The technological change to an oil and gas free economy is going to continue regardless of Trump. The damage he will do will be to alter the pace of that change and to create an ideological atmosphere in which it is harder to achieve this as rapidly as we need. One of the most negative aspects of this will be that he will frack enough gas out of the ground to put the price of the old technology down and thus to provide the private sector with fewer incentives to make the changeover rapidly.

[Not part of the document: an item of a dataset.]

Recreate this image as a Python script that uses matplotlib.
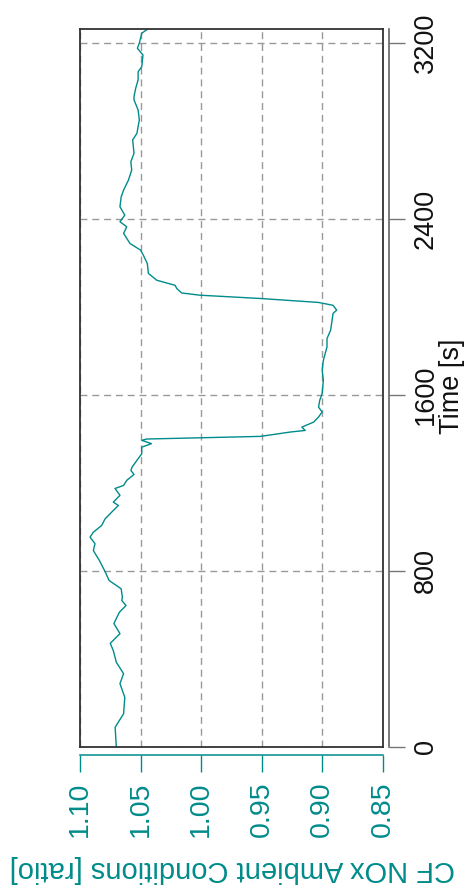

It might therefore be wise to expect a long period of low oil and gas prices. Even this could be turned in to a positive. Firstly it cuts the revenue going to unpleasant governments like Saudi Arabia and Russia. Secondly it creates the potential for governments to keep the oil and gas price at current levels by raising taxes on fossil fuels. This really could provide an easy way of coming up with the legendary £300 million a week extra for the NHS. A clear commitment to raise taxes to keep oil and gas at current prices and even out market variations would also be extremely helpful anyone investing in switching over to the next generation of technology and could help finance the science, research and investment we need to get the UK back to having enough modern sustainable industry and commerce to compete successfully in a global world.
Of course for that to happen the UK would have to get rid of its own ideologically blinkered government. That is something that we are quite capable of doing if a coherent progressive alliance takes on deeply divided Conservative and UKIP parties. But it will not come about without a lot of hard work and determination. Which sounds to me like much the best way of setting about fighting Trump and all he stands for effectively.